WHAT NEEDS TO BE DONE: With the pictures left out, copy the listing below exactly.

--------------------------------

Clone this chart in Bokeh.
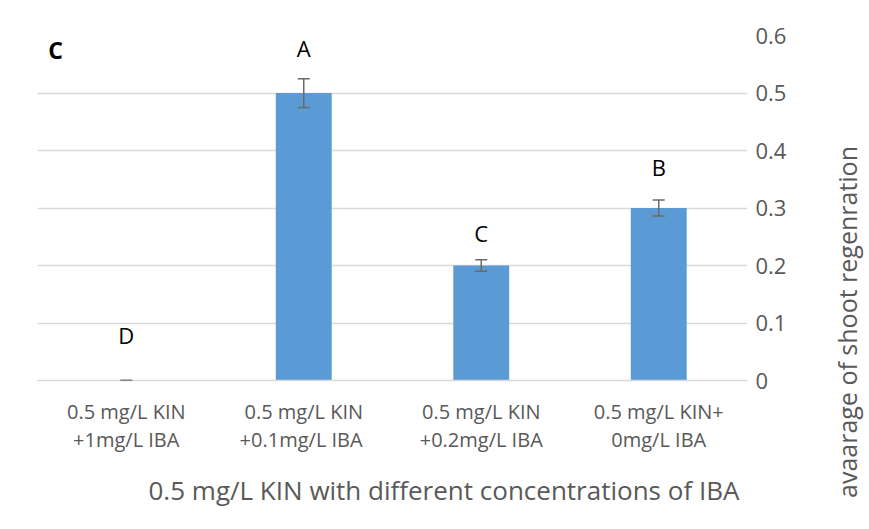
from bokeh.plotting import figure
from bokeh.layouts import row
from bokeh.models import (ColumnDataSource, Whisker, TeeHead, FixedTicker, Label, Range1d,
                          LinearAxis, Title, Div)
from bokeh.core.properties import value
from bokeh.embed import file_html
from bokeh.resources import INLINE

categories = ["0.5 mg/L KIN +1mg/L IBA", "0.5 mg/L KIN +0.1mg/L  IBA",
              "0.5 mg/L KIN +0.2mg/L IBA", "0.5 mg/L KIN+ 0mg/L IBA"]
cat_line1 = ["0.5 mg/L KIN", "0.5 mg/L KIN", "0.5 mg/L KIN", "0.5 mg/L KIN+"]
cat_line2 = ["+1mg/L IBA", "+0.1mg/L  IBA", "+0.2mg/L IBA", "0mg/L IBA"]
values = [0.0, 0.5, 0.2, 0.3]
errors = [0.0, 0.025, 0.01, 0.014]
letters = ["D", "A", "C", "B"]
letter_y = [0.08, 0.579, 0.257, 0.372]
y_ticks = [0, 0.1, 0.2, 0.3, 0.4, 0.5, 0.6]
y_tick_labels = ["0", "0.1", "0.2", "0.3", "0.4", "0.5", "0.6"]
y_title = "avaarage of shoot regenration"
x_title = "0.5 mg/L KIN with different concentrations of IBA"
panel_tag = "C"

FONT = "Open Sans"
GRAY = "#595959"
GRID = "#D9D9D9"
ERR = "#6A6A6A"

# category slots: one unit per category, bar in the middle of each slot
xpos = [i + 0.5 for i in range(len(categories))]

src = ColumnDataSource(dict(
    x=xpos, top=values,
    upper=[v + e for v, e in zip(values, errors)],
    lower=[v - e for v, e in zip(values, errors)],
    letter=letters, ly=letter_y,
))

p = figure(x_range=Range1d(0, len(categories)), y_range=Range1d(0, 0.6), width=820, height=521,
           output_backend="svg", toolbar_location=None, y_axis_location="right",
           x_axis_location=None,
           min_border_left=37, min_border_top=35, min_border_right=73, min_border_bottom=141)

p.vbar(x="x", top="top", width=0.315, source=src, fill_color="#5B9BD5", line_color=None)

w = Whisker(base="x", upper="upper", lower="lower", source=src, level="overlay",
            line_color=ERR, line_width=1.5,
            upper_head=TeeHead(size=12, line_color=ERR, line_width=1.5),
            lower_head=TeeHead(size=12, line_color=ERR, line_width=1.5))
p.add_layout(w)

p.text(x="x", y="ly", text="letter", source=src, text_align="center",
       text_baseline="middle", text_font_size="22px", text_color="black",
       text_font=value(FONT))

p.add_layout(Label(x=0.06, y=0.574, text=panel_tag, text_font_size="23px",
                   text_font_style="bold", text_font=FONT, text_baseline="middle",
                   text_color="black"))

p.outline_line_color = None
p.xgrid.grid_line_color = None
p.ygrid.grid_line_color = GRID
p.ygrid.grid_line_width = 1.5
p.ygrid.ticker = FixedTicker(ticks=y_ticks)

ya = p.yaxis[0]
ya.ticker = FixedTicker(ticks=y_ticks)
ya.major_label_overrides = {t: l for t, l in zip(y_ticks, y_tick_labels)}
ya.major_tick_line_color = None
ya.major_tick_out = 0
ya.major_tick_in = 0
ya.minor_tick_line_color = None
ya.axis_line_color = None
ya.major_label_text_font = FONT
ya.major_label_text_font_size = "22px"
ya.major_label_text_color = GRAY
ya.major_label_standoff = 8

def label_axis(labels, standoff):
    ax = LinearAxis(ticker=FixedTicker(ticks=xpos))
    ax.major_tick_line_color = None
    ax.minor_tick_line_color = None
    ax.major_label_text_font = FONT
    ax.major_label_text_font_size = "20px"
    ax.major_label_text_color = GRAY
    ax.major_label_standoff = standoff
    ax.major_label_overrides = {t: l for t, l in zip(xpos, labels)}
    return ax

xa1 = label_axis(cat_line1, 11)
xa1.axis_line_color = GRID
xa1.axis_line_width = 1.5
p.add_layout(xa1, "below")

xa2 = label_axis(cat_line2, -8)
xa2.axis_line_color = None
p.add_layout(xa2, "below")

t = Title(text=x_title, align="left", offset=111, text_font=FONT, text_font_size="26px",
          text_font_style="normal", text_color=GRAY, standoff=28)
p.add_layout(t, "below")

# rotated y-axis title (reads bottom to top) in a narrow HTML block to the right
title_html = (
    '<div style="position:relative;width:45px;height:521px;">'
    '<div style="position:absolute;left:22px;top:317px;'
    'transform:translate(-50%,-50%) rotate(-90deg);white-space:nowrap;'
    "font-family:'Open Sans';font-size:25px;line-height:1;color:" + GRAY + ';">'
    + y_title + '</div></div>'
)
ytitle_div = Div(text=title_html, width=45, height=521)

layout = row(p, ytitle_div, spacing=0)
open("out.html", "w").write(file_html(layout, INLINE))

--------------------------------

TASK SOLUTION:
Clone this chart in Bokeh.
from bokeh.plotting import figure
from bokeh.layouts import row
from bokeh.models import (ColumnDataSource, Whisker, TeeHead, FixedTicker, Label, Range1d,
                          LinearAxis, Title, Div)
from bokeh.core.properties import value
from bokeh.embed import file_html
from bokeh.resources import INLINE

categories = ["0.5 mg/L KIN +1mg/L IBA", "0.5 mg/L KIN +0.1mg/L  IBA",
              "0.5 mg/L KIN +0.2mg/L IBA", "0.5 mg/L KIN+ 0mg/L IBA"]
cat_line1 = ["0.5 mg/L KIN", "0.5 mg/L KIN", "0.5 mg/L KIN", "0.5 mg/L KIN+"]
cat_line2 = ["+1mg/L IBA", "+0.1mg/L  IBA", "+0.2mg/L IBA", "0mg/L IBA"]
values = [0.0, 0.5, 0.2, 0.3]
errors = [0.0, 0.025, 0.01, 0.014]
letters = ["D", "A", "C", "B"]
letter_y = [0.08, 0.579, 0.257, 0.372]
y_ticks = [0, 0.1, 0.2, 0.3, 0.4, 0.5, 0.6]
y_tick_labels = ["0", "0.1", "0.2", "0.3", "0.4", "0.5", "0.6"]
y_title = "avaarage of shoot regenration"
x_title = "0.5 mg/L KIN with different concentrations of IBA"
panel_tag = "C"

FONT = "Open Sans"
GRAY = "#595959"
GRID = "#D9D9D9"
ERR = "#6A6A6A"

# category slots: one unit per category, bar in the middle of each slot
xpos = [i + 0.5 for i in range(len(categories))]

src = ColumnDataSource(dict(
    x=xpos, top=values,
    upper=[v + e for v, e in zip(values, errors)],
    lower=[v - e for v, e in zip(values, errors)],
    letter=letters, ly=letter_y,
))

p = figure(x_range=Range1d(0, len(categories)), y_range=Range1d(0, 0.6), width=820, height=521,
           output_backend="svg", toolbar_location=None, y_axis_location="right",
           x_axis_location=None,
           min_border_left=37, min_border_top=35, min_border_right=73, min_border_bottom=141)

p.vbar(x="x", top="top", width=0.315, source=src, fill_color="#5B9BD5", line_color=None)

w = Whisker(base="x", upper="upper", lower="lower", source=src, level="overlay",
            line_color=ERR, line_width=1.5,
            upper_head=TeeHead(size=12, line_color=ERR, line_width=1.5),
            lower_head=TeeHead(size=12, line_color=ERR, line_width=1.5))
p.add_layout(w)

p.text(x="x", y="ly", text="letter", source=src, text_align="center",
       text_baseline="middle", text_font_size="22px", text_color="black",
       text_font=value(FONT))

p.add_layout(Label(x=0.06, y=0.574, text=panel_tag, text_font_size="23px",
                   text_font_style="bold", text_font=FONT, text_baseline="middle",
                   text_color="black"))

p.outline_line_color = None
p.xgrid.grid_line_color = None
p.ygrid.grid_line_color = GRID
p.ygrid.grid_line_width = 1.5
p.ygrid.ticker = FixedTicker(ticks=y_ticks)

ya = p.yaxis[0]
ya.ticker = FixedTicker(ticks=y_ticks)
ya.major_label_overrides = {t: l for t, l in zip(y_ticks, y_tick_labels)}
ya.major_tick_line_color = None
ya.major_tick_out = 0
ya.major_tick_in = 0
ya.minor_tick_line_color = None
ya.axis_line_color = None
ya.major_label_text_font = FONT
ya.major_label_text_font_size = "22px"
ya.major_label_text_color = GRAY
ya.major_label_standoff = 8

def label_axis(labels, standoff):
    ax = LinearAxis(ticker=FixedTicker(ticks=xpos))
    ax.major_tick_line_color = None
    ax.minor_tick_line_color = None
    ax.major_label_text_font = FONT
    ax.major_label_text_font_size = "20px"
    ax.major_label_text_color = GRAY
    ax.major_label_standoff = standoff
    ax.major_label_overrides = {t: l for t, l in zip(xpos, labels)}
    return ax

xa1 = label_axis(cat_line1, 11)
xa1.axis_line_color = GRID
xa1.axis_line_width = 1.5
p.add_layout(xa1, "below")

xa2 = label_axis(cat_line2, -8)
xa2.axis_line_color = None
p.add_layout(xa2, "below")

t = Title(text=x_title, align="left", offset=111, text_font=FONT, text_font_size="26px",
          text_font_style="normal", text_color=GRAY, standoff=28)
p.add_layout(t, "below")

# rotated y-axis title (reads bottom to top) in a narrow HTML block to the right
title_html = (
    '<div style="position:relative;width:45px;height:521px;">'
    '<div style="position:absolute;left:22px;top:317px;'
    'transform:translate(-50%,-50%) rotate(-90deg);white-space:nowrap;'
    "font-family:'Open Sans';font-size:25px;line-height:1;color:" + GRAY + ';">'
    + y_title + '</div></div>'
)
ytitle_div = Div(text=title_html, width=45, height=521)

layout = row(p, ytitle_div, spacing=0)
open("out.html", "w").write(file_html(layout, INLINE))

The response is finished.